Applying to such a competitive post, I didn’t think I’d be selected, but I found a URF opportunity which aligned perfectly with my interests so I filled in a short application form, demonstrating why I felt I was well-suited for my chosen project. You could apply to two projects. During the Fall Term, the professor responsible for the scheme reached out to me for a casual-chat style interview, as well as some other students, to see if we’d be a good fit.
In early Winter Term, I was notified that I had been selected! I was going to work with Dr Romola Sanyal, Associate Professor in Urban Geography, on her project “Social Media and the Crisis of Urban Inequality: Transnational analyses of Humanitarian Responses across the Middle East, South Asia and Africa”. The project examined how social media was utilised to navigate the terrain between humanitarianism and inequality in the Global South, arguing that inequality should not only be studied in humanitarian crisis settings, but itself be seen as a humanitarian crisis, particularly in cities.
It was a transnational project across India, Lebanon and Uganda, so I was able to correspond with multiple actors who worked internationally. My key roles included note-taking during project meetings and proofreading deliverables. This helped me enhance my time management and organisational skills, as well as my ability to liaise with stakeholders and quickly interpret information. As a student with little experience working in these locations, unlike the actors who contributed to the project, I was valued for providing input from an “outsider” perspective: someone without the common knowledge.
My plans after graduation include doing social research, and working in NGOs and humanitarian organisations so this was an incredibly valuable experience for me – to be able to get an inside look at the work of NGOs involved in development/humanitarian work in parts of the world and the challenges they face. Not only was I able to develop, personally and professionally, but I learnt a considerable amount and gained hands-on experience in the world of academia. I also really appreciated the feedback I received from Dr Sanyal, regarding meeting minutes, edits and other deliverables, as this helped me to improve my writing skills considerably.

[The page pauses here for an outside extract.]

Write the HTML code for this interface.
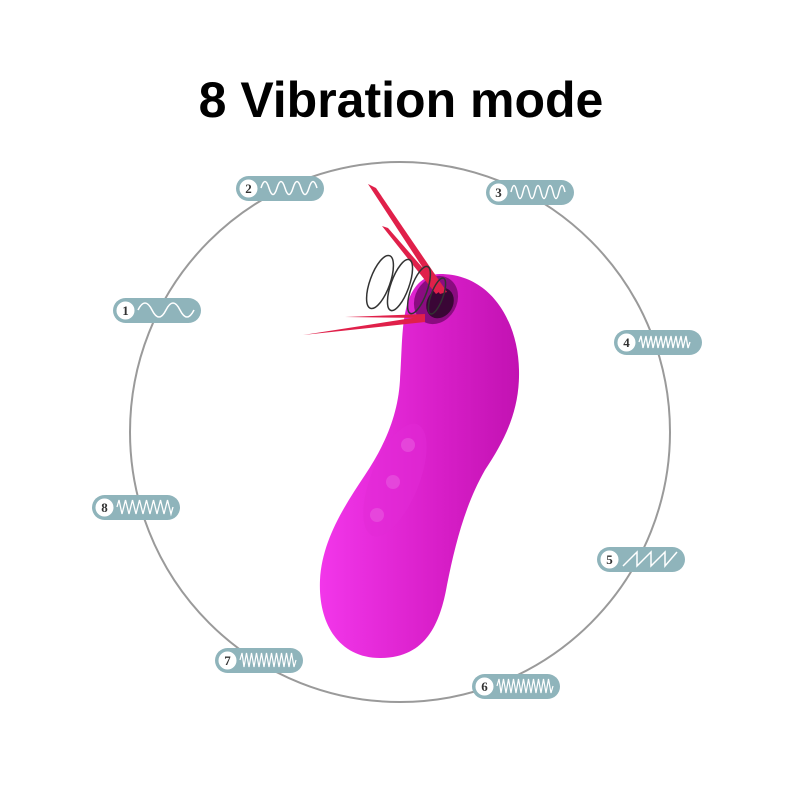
<!DOCTYPE html>
<html><head><meta charset="utf-8"><style>
body{margin:0;background:#fff;}
</style></head><body>
<svg width="800" height="800" viewBox="0 0 800 800" xmlns="http://www.w3.org/2000/svg">
<defs>
<linearGradient id="g" x1="0" y1="0" x2="1" y2="0">
<stop offset="0" stop-color="#f236ea"/><stop offset="0.6" stop-color="#d81ec8"/><stop offset="1" stop-color="#c212b2"/>
</linearGradient>
<symbol id="pill" viewBox="0 0 88 25">
<rect x="0" y="0" width="88" height="25" rx="12.5" fill="#8fb4bb"/>
<circle cx="12.5" cy="12.5" r="9" fill="#fff"/>
</symbol>
</defs>
<text x="401" y="117" text-anchor="middle" font-family="Liberation Sans, sans-serif" font-weight="bold" font-size="50" fill="#000">8 Vibration mode</text>
<circle cx="400" cy="432" r="270" fill="none" stroke="#9a9a9a" stroke-width="2"/>

<!-- device -->
<path d="M440,274 C490,274 518,320 519,370 C520,410 505,440 485,470 C465,505 455,545 447,585 C440,625 425,658 380,658 C340,658 318,625 320,580 C322,540 345,505 365,475 C385,445 398,415 400,380 C403,340 400,300 420,282 C426,277 433,274 440,274 Z" fill="url(#g)"/>
<ellipse cx="436" cy="300" rx="21" ry="25" transform="rotate(30 436 300)" fill="#8a0c80"/>
<ellipse cx="440" cy="303" rx="13" ry="16" transform="rotate(30 440 303)" fill="#3a0636"/>
<ellipse cx="395" cy="480" rx="24" ry="60" transform="rotate(22 395 480)" fill="#e22ad6" opacity="0.5"/>
<circle cx="408" cy="445" r="7" fill="#e85ae0" opacity="0.6"/>
<circle cx="393" cy="482" r="7" fill="#e85ae0" opacity="0.6"/>
<circle cx="377" cy="515" r="7" fill="#e85ae0" opacity="0.6"/>

<!-- red rays -->
<g fill="#e0204a">
<polygon points="368,184 376,188 447,292 440,294"/>
<polygon points="382,226 388,228 442,290 436,294"/>
<polygon points="303,335 425,316 425,322"/>
<polygon points="345,317 425,314 425,318"/>
</g>
<g fill="none" stroke="#333" stroke-width="1.5">
<ellipse cx="380" cy="282" rx="10" ry="28" transform="rotate(20 380 282)"/>
<ellipse cx="400" cy="285" rx="9" ry="27" transform="rotate(20 400 285)"/>
<ellipse cx="419" cy="290" rx="8" ry="25" transform="rotate(20 419 290)"/>
<ellipse cx="437" cy="296" rx="6" ry="19" transform="rotate(20 437 296)"/>
</g>

<!-- labels -->
<g font-family="Liberation Serif, serif" font-weight="bold" font-size="13" text-anchor="middle" fill="#333">
<g transform="translate(113,298)"><use href="#pill" width="88" height="25"/><text x="12.5" y="17">1</text><path d="M25,12 Q32,-2 39,12 T53,12 T67,12 T81,12" stroke="#fff" fill="none" stroke-width="1.5"/></g>
<g transform="translate(236,176)"><use href="#pill" width="88" height="25"/><text x="12.5" y="17">2</text><path d="M25,12 Q29,-1 33,12 T41,12 T49,12 T57,12 T65,12 T73,12 T81,12" stroke="#fff" fill="none" stroke-width="1.5"/></g>
<g transform="translate(486,180)"><use href="#pill" width="88" height="25"/><text x="12.5" y="17">3</text><path d="M25,12 Q28,-1 31,12 T37,12 T43,12 T49,12 T55,12 T61,12 T67,12 T73,12 T79,12" stroke="#fff" fill="none" stroke-width="1.5"/></g>
<g transform="translate(614,330)"><use href="#pill" width="88" height="25"/><text x="12.5" y="17">4</text><path d="M25,12 l2,-6 l2,12 l3,-12 l2,12 l3,-12 l2,12 l3,-12 l2,12 l3,-12 l2,12 l3,-12 l2,12 l3,-12 l2,12 l3,-12 l2,12 l3,-12 l2,12 l3,-12 l2,12 l2,-6" stroke="#fff" fill="none" stroke-width="1.3"/></g>
<g transform="translate(597,547)"><use href="#pill" width="88" height="25"/><text x="12.5" y="17">5</text><path d="M26,19 l14,-14 l0,14 l14,-14 l0,14 l14,-14 l0,14 l12,-14" stroke="#fff" fill="none" stroke-width="1.5"/></g>
<g transform="translate(472,674)"><use href="#pill" width="88" height="25"/><text x="12.5" y="17">6</text><path d="M25,12 l2,-7 l2,14 l2.5,-14 l2.5,14 l2.5,-14 l2.5,14 l2.5,-14 l2.5,14 l2.5,-14 l2.5,14 l2.5,-14 l2.5,14 l2.5,-14 l2.5,14 l2.5,-14 l2.5,14 l2.5,-14 l2.5,14 l2.5,-14 l2.5,14 l2.5,-14 l2.5,14 l2,-7" stroke="#fff" fill="none" stroke-width="1.2"/></g>
<g transform="translate(215,648)"><use href="#pill" width="88" height="25"/><text x="12.5" y="17">7</text><path d="M25,12 l2,-7 l2,14 l2.5,-14 l2.5,14 l2.5,-14 l2.5,14 l2.5,-14 l2.5,14 l2.5,-14 l2.5,14 l2.5,-14 l2.5,14 l2.5,-14 l2.5,14 l2.5,-14 l2.5,14 l2.5,-14 l2.5,14 l2.5,-14 l2.5,14 l2.5,-14 l2.5,14 l2,-7" stroke="#fff" fill="none" stroke-width="1.2"/></g>
<g transform="translate(92,495)"><use href="#pill" width="88" height="25"/><text x="12.5" y="17">8</text><path d="M25,12 l2,-7 l3,14 l3.5,-14 l3.5,14 l3.5,-14 l3.5,14 l3.5,-14 l3.5,14 l3.5,-14 l3.5,14 l3.5,-14 l3.5,14 l3.5,-14 l3.5,14 l3.5,-14 l3.5,14 l2,-7" stroke="#fff" fill="none" stroke-width="1.3"/></g>
</g>
</svg>
</body></html>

My fellowship ran from the beginning of Winter Term to the end of Summer Term, but different staff members have different expected timelines for delivery. As a workload, it was completely manageable alongside my degree and it was never a cause of stress. It was also almost completely virtual, with communication over emails and video calls.
Ultimately, I would recommend the Undergraduate Research Fellowship scheme in the Department of Geography and Environment to any undergraduate who gets the opportunity. It is really interesting work, and you will definitely see an improvement in your own skills as you learn from knowledgeable, professional actors.
I am incredibly grateful to Dr Romola Sanyal, the rest of the team, and the Department of Geography and Environment for the engaging experience!